For now, Hugo Pictor agreed with Eugene Yiu Nam Cheung’s sighting in the drawings of ‘Pieter Bruegel the Elder’s allegorical paintings, whirring with the drama and dynamism of Cubo-Futurism, and… the free association of images and text honed by the Surrealists’. HP also nodded keenly whilst reading Joe Luna’s article on Mendelssohn’s relations to traditions of traditional Jewish lamentation, finding his own parallel in the travelling book-pile he turned to on the train home to Hastings.
This contained diptych chapbook DEARTH & GOD’S GREEN MIRTH by Cody-Rose Clevidence. Its sequences of poems shared with Mendelssohn an ongoing, urgency, sprawl, texture, and engagement, plus extra 2024 Chthulucene emergency: “and I, violet with meaning-making, rife with words, all-searching -/ all sensing eye of oviod doubt, closing, closing - the fishbowl sky following my gaze-”

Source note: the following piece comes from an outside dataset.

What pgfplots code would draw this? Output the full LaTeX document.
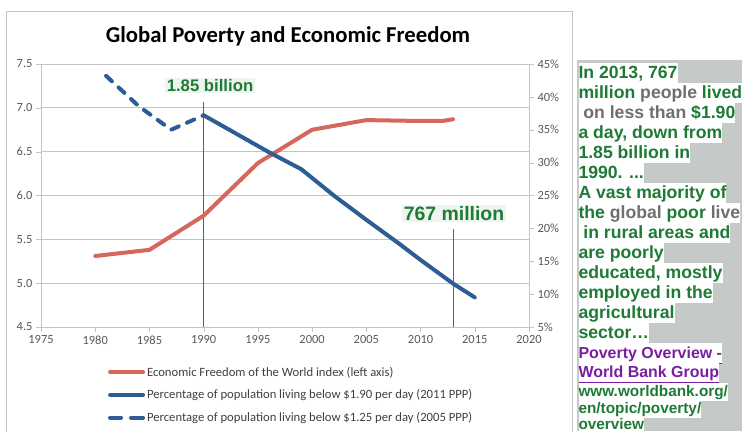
\documentclass[border=0pt]{standalone}
\usepackage{fontspec}
\setmainfont{Carlito}
\newfontfamily\arial{Liberation Sans}
\usepackage{pgfplots}
\pgfplotsset{compat=1.18}

\definecolor{efred}{HTML}{D5675C}
\definecolor{povblue}{HTML}{2E5D96}
\definecolor{gridgray}{HTML}{C4C4C4}
\definecolor{ticktext}{HTML}{595959}
\definecolor{legtext}{HTML}{404040}
\definecolor{markline}{HTML}{4D6B66}
\definecolor{wbgreen}{HTML}{1E7B36}
\definecolor{wbgray}{HTML}{6F6F6F}
\definecolor{wbpurple}{HTML}{7A1EA1}
\definecolor{panelgray}{HTML}{C5CAC9}
\definecolor{labelbg}{HTML}{EEF5EF}

\pgfplotstableread{
year  efw
1980  5.31
1985  5.38
1990  5.77
1995  6.37
2000  6.75
2005  6.86
2010  6.85
2011  6.85
2012  6.85
2013  6.87
}\efwtable

\pgfplotstableread{
year  pct
1990  37.2
1993  34.4
1996  31.6
1999  29.0
2002  25.0
2005  21.3
2008  17.7
2010  15.2
2011  14.0
2012  12.8
2013  11.6
2015  9.5
}\solidtable

\pgfplotstableread{
year  pct
1981  43.2
1984  38.6
1987  35.0
1990  37.2
}\dashtable

\pgfplotsset{
  chartbase/.style={
    scale only axis,
    width=488bp, height=263bp,
    at={(41bp,104bp)}, anchor=south west,
    xmin=1975, xmax=2020,
    tick align=outside,
    major tick length=5bp,
    axis line style={draw=gridgray},
    tick style={draw=gridgray},
    ticklabel style={font=\fontsize{12.5}{14}\selectfont, text=ticktext},
    /pgf/number format/assume math mode=true,
    clip=false,
  },
  solidlegend/.style={legend image code/.code={\draw[##1] (0bp,0bp) -- (33bp,0bp);}},
  dashlegend/.style={legend image code/.code={\draw[##1, solid] (0bp,0bp) -- (11bp,0bp) (21bp,0bp) -- (33bp,0bp);}},
}

% small helper for the text panel lines
\newcommand{\pline}[3]{%
  \node[anchor=base west, fill=white, inner sep=0pt,
        text height=#3, text depth=4.7bp, text=wbgreen,
        font=\arial\bfseries\fontsize{17.7}{20}\selectfont]
        at (578.3bp, {431-#1}) {#2\hspace{5bp}};}

\begin{document}
\begin{tikzpicture}[x=1bp, y=1bp]
\useasboundingbox (0,0) rectangle (742,431);
\fill[white] (0,0) rectangle (742,431);
\draw[gridgray, line width=0.8bp] (6.5,-5) rectangle (572.5,420);

\node[font=\bfseries\fontsize{22.8}{26}\selectfont, text=black] at (288, 395) {Global Poverty and Economic Freedom};

% left axis: economic freedom index
\begin{axis}[
  chartbase,
  axis y line*=left, axis x line*=bottom,
  ymin=4.5, ymax=7.5,
  ytick={4.5,5,5.5,6,6.5,7,7.5},
  xtick={1975,1980,...,2020},
  ymajorgrids,
  grid style={draw=gridgray, line width=0.8bp},
  yticklabel style={/pgf/number format/.cd, fixed, fixed zerofill, precision=1},
  xticklabel style={/pgf/number format/1000 sep={}},
]
\addplot[markline, line width=1bp] coordinates {(1990,4.5) (1990,7.07)};
\addplot[markline, line width=1bp] coordinates {(2013,4.5) (2013,5.62)};
\addplot[efred, line width=4bp, line join=round, line cap=round] table[x=year, y=efw] {\efwtable};
\end{axis}

% right axis: poverty headcount
\begin{axis}[
  chartbase,
  axis y line*=right, hide x axis,
  ymin=5, ymax=45,
  ytick={5,10,...,45},
  yticklabels={5\%,10\%,15\%,20\%,25\%,30\%,35\%,40\%,45\%},
  legend cell align=left,
  legend style={at={(0.137,-0.143)}, anchor=north west, draw=none, fill=none,
    font=\fontsize{12.7}{15}\selectfont, text=legtext, row sep=8bp, inner sep=0pt},
  solidlegend,
]
\addlegendimage{efred, line width=4bp, line cap=round}
\addlegendentry{Economic Freedom of the World index (left axis)}
\addplot[povblue, line width=4bp, line join=round, line cap=round] table[x=year, y=pct] {\solidtable};
\addlegendentry{Percentage of population living below \$1.90 per day (2011 PPP)}
\addplot[povblue, line width=4bp, line join=round, line cap=round, dash pattern=on 8bp off 9bp, dashlegend]
  table[x=year, y=pct] {\dashtable};
\addlegendentry{Percentage of population living below \$1.25 per day (2005 PPP)}
\end{axis}

% callouts
\node[fill=labelbg, inner sep=1.5bp, text=wbgreen, font=\arial\bfseries\fontsize{16.8}{18}\selectfont] at (210, 345.5) {1.85 billion};
\node[fill=labelbg, inner sep=1.5bp, text=wbgreen, font=\arial\bfseries\fontsize{19.5}{21}\selectfont] at (454, 217.3) {767 million};

% text panel
\begin{scope}
\clip (576.5,0) rectangle (742,371);
\fill[panelgray] (576.5,0) rectangle (742,371);
\pline{78.3}{In 2013, 767}{15.3bp}
\pline{98.3}{million \textcolor{wbgray}{people} lived}{15.3bp}
\pline{118.3}{\ \textcolor{wbgray}{on less than} \$1.90}{15.3bp}
\pline{138.3}{a day, down from}{15.3bp}
\pline{158.3}{1.85 billion in}{15.3bp}
\pline{178.3}{1990. ...}{15.3bp}
\pline{198.3}{A vast majority of}{15.3bp}
\pline{218.3}{the \textcolor{wbgray}{global} poor \textcolor{wbgray}{live}}{15.3bp}
\pline{238.3}{\ in rural areas and}{15.3bp}
\pline{258.3}{are poorly}{15.3bp}
\pline{278.3}{educated, mostly}{15.3bp}
\pline{298.3}{employed in the}{15.3bp}
\pline{318.3}{agricultural}{15.3bp}
\pline{338.3}{sector…}{15.3bp}
\node[anchor=base west, fill=white, inner sep=0pt, text height=15.3bp, text depth=4.7bp, text=wbpurple,
      font=\arial\bfseries\fontsize{16}{18}\selectfont] at (578.3, {431-358.3}) {\underline{Poverty Overview -}\hspace{3bp}};
\node[anchor=base west, fill=white, inner sep=0pt, text height=14bp, text depth=4.5bp, text=wbpurple,
      font=\arial\bfseries\fontsize{16}{18}\selectfont] at (578.3, {431-377}) {\underline{World Bank Group}\hspace{3bp}};
\node[anchor=base west, fill=white, inner sep=0pt, text height=13.5bp, text depth=4bp, text=wbgreen,
      font=\arial\bfseries\fontsize{15.4}{17}\selectfont] at (578.3, {431-396.5}) {www.worldbank.org/\hspace{3bp}};
\node[anchor=base west, fill=white, inner sep=0pt, text height=13bp, text depth=4bp, text=wbgreen,
      font=\arial\bfseries\fontsize{15.4}{17}\selectfont] at (578.3, {431-413.5}) {en/topic/poverty/\hspace{3bp}};
\node[anchor=base west, fill=white, inner sep=0pt, text height=12bp, text depth=4bp, text=wbgreen,
      font=\arial\bfseries\fontsize{15.4}{17}\selectfont] at (578.3, {431-429.5}) {overview\hspace{3bp}};
\end{scope}
\end{tikzpicture}
\end{document}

Finally, when Hugo Pictor returned to the Scriptorium, trying to process these many readings and travelings, he summoned up the poetry-art collaborations of the Munich based artist Carl-Heinz Wegert (1926-2007), whose works he had first encountered in the current Gesture and Line: Four Post-war German and Austrian artists exhibition at the British Museum.
One of the highlights of that show was the tiny spiral notebook from 1973 with green covers (105 x 75mm), on each page of which Wegert made a tiny signed and dated drawing, often on walks around Munich. A similar style of drawing appeared in various publications of 1960s and 70s, and Hugo Pictor was spending much time lately wondering what exactly these drawings were, how they might function as notation, seismographs, description, and diagram, all of which their tiny forms suggested.

Below, for example, are a couple of spreads from a chapbook of George Heym’s ‘…in einem Schnee-Meer der Wolkenwalfisch’ published by Graphikum, Munich in 1964, where Wegert seems also to have handwritten the text, setting up correspondences between writing, copying and the drawings that are interspersed throughout:

Later, in a 1974 collaboration with the poet Adolf George Bartels, the poems are typeset, generally of only two to five short lines, so the drawings function alongside like additional small stanzas. In another project, Wegert’s own often haiku-inspired poems are written alongside printed images, or incorporated directly into the body of paintings on canvas. In one example from the book POEM-ART (1977):
The poem in this one reads:
uferzweige im schnee
das rieseln des baches
sagt was ich denke
Which once again sent Hugo Pictor to google translate, which came up with ‘bank branches in the snow/ the trickling of the stream/ says what I think.’ It was a very different poetics to Mayröcker, but connection was felt more in the image, where the aesthetics of the earlier notebooks expanded in affinity with the lines and patterns of the environment, amongst the layering of different media. In Amorika Findlinge (1982), a record of a journey the artist made across Brittany, similar shapes and structures appear in the objects Wegert found, composed, abandoned on his way:
Such objects reappear in a memorial video of Wegert’s studio (and a series of photographs) which makes an obvious link back to Avery. The two studios seem somewhat similar, although Wegert’s wasn’t also his non-work home. A tentative connection, too, of Wegert with Mendelssohn, whose ink drawings and ideograms also seem to seek an attuned discovery on paper of mind, body, place, and language.
What, though, of the play, rest, childishness and animals that Mayröcker found in her ‘marginal’ drawings? Hugo Pictor went back to Room 90 at the British Museum, looked again at Wegert’s micro-worlds in their tiny notebook. If he became small enough to inhabit those teeming, inked universes, Hugo Pictor would surely…. what?